I'm sat here in bed on my day off wearing my Liverpool shirt (It was his favourite team) and thinking of all the times I enjoyed and spent with my father. I try to think of the last words he said to me, or even the memory of the last time I actually saw him. It was a few days after my sisters 21'st birthday party and I went round to see him before coming back to Preston. We had a brew, with cream milk of course and were just talking in general about life. He was asking me about university and we were talking about the upcoming Olympics in London and I remember him saying "you know, if you had kept up with your running you would be there at your home games Stewart." I really was never ever even close to being at that level, but just remembering that he said that really made me smile because of how much my dad believed in me.
Just before throwing up after a race that summer.
My dad gave me a lift back over to Preston with my nephew Harrison in tow and that was the last time I saw him alive. My dad knew he was ill and so did I, so every time I saw him I would always make a point of telling him I loved him and giving him a big hug. He told me he loved me and to take care and that was the last time I spoke to him ever in person. Not long after he was taken into hospital and although I went to see him once, he wasn't awake or in a state to talk to me. He came out again and was back at home so I thought he would be fine, only to be rushed back in again a day or so later. I thought he would be ok, or maybe I was in denial that he wasn't going to be ok. I felt like if I didn't acknowledge he was that ill than he wouldn't die. I had spoke to my mum and sister that day and they both told me I couldn't ring him because he was a bit groggy etc so I sent him a text.
My mum gave me the bad news several hours after I sent this and I really didn't believe her on the phone. I was just in a state of shock. I had to text and ring my brothers and sister just to make sure I wasn't dreaming or it wasn't a nightmare. Looking back, it makes me happy that our last exchange of words with each other are happy ones. My mum confirmed he managed to read my text and that makes me feel warm and happy that he did. I try to keep strong in the knowledge that I am carrying on my father's legacy and making a difference in this world no matter what I do.
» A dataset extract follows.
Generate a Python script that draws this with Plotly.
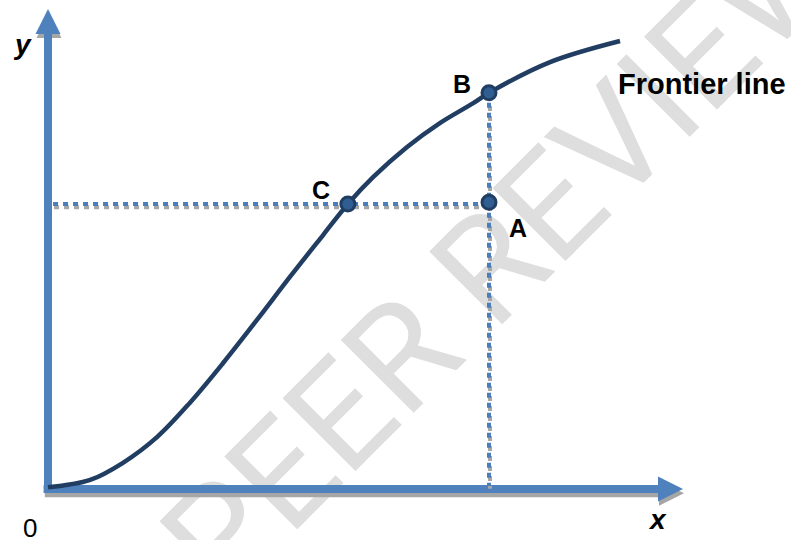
import plotly.graph_objects as go

# frontier curve (arbitrary units, origin at the axes corner)
frontier_x = [0, 0.67, 1.19, 1.73, 2.25, 2.78, 3.32, 3.84, 4.37, 4.76, 5.16, 5.7, 6.22, 6.75, 7.0, 7.97, 9.08]
frontier_y = [0.03, 0.16, 0.46, 0.91, 1.51, 2.21, 2.97, 3.72, 4.46, 5.0, 5.47, 6.0, 6.42, 6.77, 6.95, 7.49, 7.86]

# labelled points
point_names = ["C", "B", "A"]
point_x = [4.76, 7.0, 7.0]
point_y = [5.0, 6.95, 5.03]

# axis extents
x_axis_end = 9.75
y_axis_end = 8.0
x_tip = 10.08
y_tip = 8.42

AXIS = "#4F81BD"
SHADOW = "#A6A6A6"
CURVE = "#213E62"
DOT_BLUE = "#4A7EBB"

fig = go.Figure()

# shadows of the axes (a few px down / right)
fig.add_trace(go.Scatter(x=[-0.05, x_axis_end], y=[-0.075, -0.075], mode="lines",
                         line=dict(color=SHADOW, width=8)))
fig.add_trace(go.Scatter(x=[x_tip + 0.016, 0.016], y=[-0.075, y_tip - 0.07], mode="markers",
                         marker=dict(symbol=["arrow-right", "arrow-up"], size=25, color=SHADOW)))

# axes
fig.add_trace(go.Scatter(x=[-0.07, x_axis_end], y=[0, 0], mode="lines",
                         line=dict(color=AXIS, width=8)))
fig.add_trace(go.Scatter(x=[0, 0], y=[-0.07, y_axis_end], mode="lines",
                         line=dict(color=AXIS, width=8)))
fig.add_trace(go.Scatter(x=[x_tip, 0], y=[0, y_tip], mode="markers",
                         marker=dict(symbol=["arrow-right", "arrow-up"], size=25, color=AXIS)))

# dotted guide lines from C to A and from B down to the x axis
guide_x = [0.08, point_x[2], None, point_x[1], point_x[1]]
guide_y = [point_y[0], point_y[0], None, point_y[1], 0.06]
fig.add_trace(go.Scatter(x=[v + 0.016 if v is not None else None for v in guide_x],
                         y=[v - 0.055 if v is not None else None for v in guide_y],
                         mode="lines", line=dict(color=SHADOW, width=4, dash="5px,5px")))
fig.add_trace(go.Scatter(x=guide_x, y=guide_y, mode="lines",
                         line=dict(color=DOT_BLUE, width=4, dash="5px,5px")))

# frontier line
fig.add_trace(go.Scatter(x=frontier_x, y=frontier_y, mode="lines",
                         line=dict(color=CURVE, width=4.5, shape="spline", smoothing=1.0)))

# points
fig.add_trace(go.Scatter(x=point_x, y=point_y, mode="markers",
                         marker=dict(size=14, color="#2F5E92",
                                     line=dict(color=CURVE, width=3))))

# watermark, below the traces
fig.add_shape(type="line", x0=7.1, y0=4.312, x1=7.2, y1=4.313, layer="below",
              line=dict(color="rgba(0,0,0,0)", width=0),
              label=dict(text="PEER REVIEW", textangle=-45, textposition="middle",
                         xanchor="center", yanchor="middle",
                         font=dict(family="Roboto", size=145, color="#DEDEDE")))

lbl = dict(family="Liberation Sans, Arial", size=25, color="black")
annotations = [
    dict(x=4.33, y=5.25, text="<b>C</b>"),
    dict(x=6.57, y=7.1, text="<b>B</b>"),
    dict(x=7.46, y=4.58, text="<b>A</b>"),
    dict(x=10.38, y=7.1, text="<b>Frontier line</b>", font=dict(lbl, size=29)),
    dict(x=-0.40, y=7.79, text="<b><i>y</i></b>", font=dict(lbl, size=28)),
    dict(x=9.67, y=-0.54, text="<b><i>x</i></b>", font=dict(lbl, size=28)),
    dict(x=-0.29, y=-0.68, text="0", font=dict(lbl, size=26)),
]
for a in annotations:
    a.setdefault("font", lbl)
    a.update(showarrow=False, xanchor="center", yanchor="middle")

fig.update_layout(
    width=791, height=540,
    margin=dict(l=0, r=0, t=0, b=0),
    paper_bgcolor="white", plot_bgcolor="white",
    showlegend=False,
    xaxis=dict(range=[-0.7619, 11.794], visible=False, fixedrange=True),
    yaxis=dict(range=[-0.8947, 8.5789], visible=False, fixedrange=True),
    annotations=annotations,
)

# drop the page's default 8px body margin so the figure sits at the window corner
fig.write_html("out.html", config={"displayModeBar": False},
               post_script="document.body.style.margin='0';")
We are all so busy sometimes in the modern world that we forget about what is really important to us. If the worst happened and somebody who you cared about right now died, what would be the last words you exchanged with them? Or how long ago would it have been since you spoke to them? Often we all take for granted the things or people that mean the most to us in our lives, but we would do well just to stop and acknowledge just how great these people are to us.